Metasurfaces: The Future of Quantum Imaging?
Dr. Jinyong Ma, the study’s lead researcher, highlighted the potential impact of this innovation. “Our work demonstrates the first practical potential of metasurface-based quantum imaging systems for real-world applications. Their compact design and tunability make them ideal for free-space applications, where size, stability, and scalability are critical. This technology enables integration into modern photonics systems, paving the way for advancements in free-space quantum communication, object tracking, and sensing applications.” Furthermore, performing optical scanning without mechanical components allows for ultra-fast imaging, essential for dynamic imaging scenarios such as quantum LiDAR and object tracking.
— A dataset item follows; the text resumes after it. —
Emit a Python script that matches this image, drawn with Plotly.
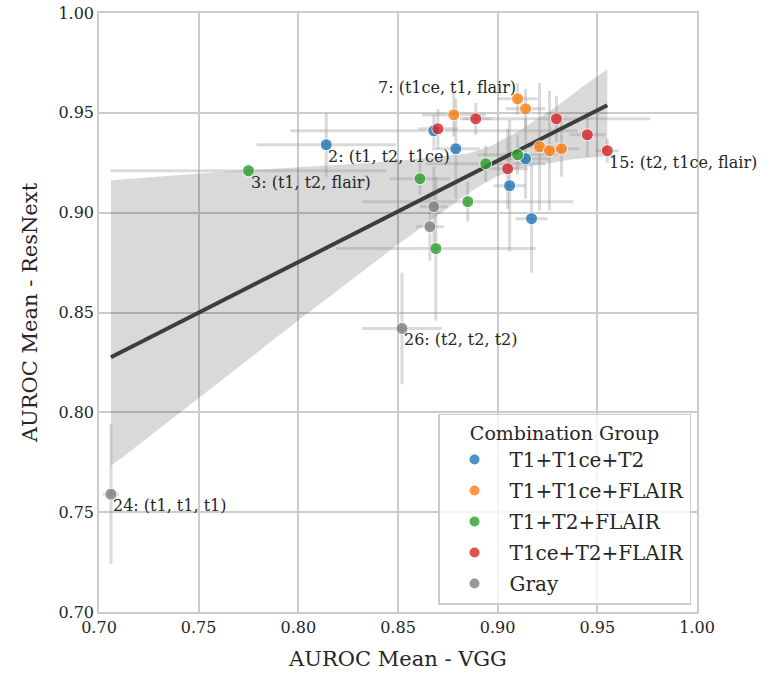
import numpy as np
import plotly.graph_objects as go

groups = ["T1+T1ce+T2", "T1+T1ce+FLAIR", "T1+T2+FLAIR", "T1ce+T2+FLAIR", "Gray"]
colors = ["#1f77b4", "#ff7f0e", "#2ca02c", "#d62728", "#7f7f7f"]

# per-group values: VGG mean, ResNext mean, VGG std, ResNext std
vgg = {
    "T1+T1ce+T2":    [0.814, 0.868, 0.879, 0.914, 0.906, 0.917],
    "T1+T1ce+FLAIR": [0.910, 0.914, 0.878, 0.921, 0.926, 0.932],
    "T1+T2+FLAIR":   [0.775, 0.861, 0.894, 0.910, 0.885, 0.869],
    "T1ce+T2+FLAIR": [0.870, 0.889, 0.9295, 0.945, 0.955, 0.905],
    "Gray":          [0.868, 0.866, 0.852, 0.706],
}
resnext = {
    "T1+T1ce+T2":    [0.934, 0.941, 0.932, 0.927, 0.9135, 0.897],
    "T1+T1ce+FLAIR": [0.957, 0.952, 0.949, 0.933, 0.931, 0.932],
    "T1+T2+FLAIR":   [0.921, 0.917, 0.9245, 0.929, 0.9055, 0.882],
    "T1ce+T2+FLAIR": [0.942, 0.947, 0.947, 0.939, 0.931, 0.922],
    "Gray":          [0.903, 0.893, 0.842, 0.759],
}
vgg_err = {
    "T1+T1ce+T2":    [0.035, 0.072, 0.012, 0.012, 0.008, 0.008],
    "T1+T1ce+FLAIR": [0.010, 0.010, 0.016, 0.008, 0.008, 0.009],
    "T1+T2+FLAIR":   [0.069, 0.015, 0.030, 0.020, 0.053, 0.050],
    "T1ce+T2+FLAIR": [0.010, 0.008, 0.047, 0.009, 0.006, 0.010],
    "Gray":          [0.007, 0.007, 0.020, 0.004],
}
resnext_err = {
    "T1+T1ce+T2":    [0.016, 0.008, 0.025, 0.020, 0.033, 0.027],
    "T1+T1ce+FLAIR": [0.008, 0.010, 0.011, 0.032, 0.030, 0.014],
    "T1+T2+FLAIR":   [0.003, 0.008, 0.009, 0.010, 0.010, 0.036],
    "T1ce+T2+FLAIR": [0.010, 0.008, 0.0115, 0.011, 0.006, 0.020],
    "Gray":          [0.020, 0.017, 0.028, 0.035],
}

# annotated combinations: (group, index in group, text, anchor)
labels = [
    ("T1+T1ce+T2", 0, "2: (t1, t2, t1ce)", "tl"),
    ("T1+T2+FLAIR", 0, "3: (t1, t2, flair)", "tl"),
    ("T1+T1ce+FLAIR", 0, "7: (t1ce, t1, flair)", "br"),
    ("T1ce+T2+FLAIR", 4, "15: (t2, t1ce, flair)", "tl"),
    ("Gray", 3, "24: (t1, t1, t1)", "tl"),
    ("Gray", 2, "26: (t2, t2, t2)", "tl"),
]

FONT = "DejaVu Serif"
TXT = "#262626"

all_x = np.concatenate([vgg[g] for g in groups])
all_y = np.concatenate([resnext[g] for g in groups])

# regression fit + bootstrap CI (as seaborn regplot does)
grid = np.linspace(all_x.min(), all_x.max(), 100)
coef = np.polyfit(all_x, all_y, 1)
fit = np.polyval(coef, grid)
rng = np.random.default_rng(0)
boots = []
n = len(all_x)
for _ in range(1000):
    idx = rng.integers(0, n, n)
    c = np.polyfit(all_x[idx], all_y[idx], 1)
    boots.append(np.polyval(c, grid))
boots = np.array(boots)
lo, hi = np.percentile(boots, [2.5, 97.5], axis=0)

fig = go.Figure()

fig.add_trace(go.Scatter(
    x=np.concatenate([grid, grid[::-1]]), y=np.concatenate([hi, lo[::-1]]),
    fill="toself", fillcolor="rgba(0,0,0,0.15)", line=dict(width=0),
    mode="lines", showlegend=False, hoverinfo="skip"))

# error bars
fig.add_trace(go.Scatter(
    x=all_x, y=all_y, mode="markers", marker=dict(size=1, opacity=0),
    error_x=dict(type="data", array=np.concatenate([vgg_err[g] for g in groups]),
                 color="rgba(150,150,150,0.35)", thickness=3, width=0),
    error_y=dict(type="data", array=np.concatenate([resnext_err[g] for g in groups]),
                 color="rgba(150,150,150,0.35)", thickness=3, width=0),
    showlegend=False, hoverinfo="skip"))

fig.add_trace(go.Scatter(
    x=grid, y=fit, mode="lines", line=dict(color="#3d3d3d", width=4),
    showlegend=False, hoverinfo="skip"))

for g, c in zip(groups, colors):
    fig.add_trace(go.Scatter(
        x=vgg[g], y=resnext[g], mode="markers", name=g, legendgroup=g,
        marker=dict(color=c, size=12, opacity=0.8, line=dict(color="white", width=1))))

for g, i, t, a in labels:
    if a == "tl":
        xa, ya = "left", "top"
    else:
        xa, ya = "right", "bottom"
    fig.add_annotation(x=vgg[g][i], y=resnext[g][i], text=t, showarrow=False,
                       xanchor=xa, yanchor=ya, font=dict(family=FONT, size=16, color=TXT))

axis_common = dict(range=[0.70, 1.00], dtick=0.05, tickformat=".2f",
                   showgrid=True, gridcolor="#cccccc", gridwidth=1.5,
                   showline=True, linecolor="#cccccc", linewidth=1.5, mirror=True,
                   zeroline=False, ticks="", automargin=False, ticklabeloverflow="allow",
                   tickfont=dict(family=FONT, size=16, color=TXT),
                   title_font=dict(family=FONT, size=21, color=TXT))

fig.update_layout(
    width=764, height=680,
    margin=dict(l=99, r=67, t=13, b=68),
    plot_bgcolor="white", paper_bgcolor="white",
    xaxis=dict(title=dict(text="AUROC Mean - VGG"), **axis_common),
    yaxis=dict(title=dict(text="AUROC Mean - ResNext"), **axis_common),
    legend=dict(x=0.99, y=0.012, xanchor="right", yanchor="bottom",
                bgcolor="rgba(255,255,255,0.8)", bordercolor="#cccccc", borderwidth=1.5,
                font=dict(family=FONT, size=20, color=TXT),
                title=dict(text="Combination Group", side="top center",
                           font=dict(family=FONT, size=19, color=TXT)),
                itemsizing="constant", itemwidth=60, tracegroupgap=2),
    font=dict(family=FONT),
)

# remove the default page margin so the 764x680 figure fills the window exactly
fig.write_html("out.html", config={"displayModeBar": False},
               post_script="document.body.style.margin='0';")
Looking ahead, the researchers are exploring ways to further enhance the photon pair generation efficiency of metasurfaces. “We are investigating new materials with higher nonlinear coefficients and optimizing the metasurface design for triple resonances at the pump, signal, and idler wavelengths, which can potentially achieve photon-pair generation rates comparable to or exceeding those of conventional bulky systems. This development will significantly improve the speed, sensitivity, and signal-to-noise ratio of metasurface-based quantum imaging systems, bringing them closer to widespread practical use.” said co-author Dr. Jihua Zhang, a former TMOS research fellow who recently moved to Songshan Lake Materials Laboratory.
Beyond Imaging: Expanding the Scope of Quantum Technologies
“The implications of this work extend beyond imaging alone. Quantum technologies relying on entangled photon pairs, such as secure communication networks, quantum LiDAR, and advanced sensing systems, could benefit from the compact, highly efficient photon-pair sources enabled by nonlinear metasurfaces. Combining optical tunability, nanoscale integration, and high-resolution imaging provides a versatile platform for a wide range of quantum applications,” said Professor Andrey Sukhorukov, the leader of the research group.
A New Era for Quantum Optics
This research represents a major milestone in quantum optics and highlights the transformative potential of metasurface-based technologies. By replacing bulky and rigid optical components with scalable, ultra-thin structures, the TMOS team has laid the foundation for a new generation of quantum imaging and sensing devices that are more compact, efficient, and adaptable than ever.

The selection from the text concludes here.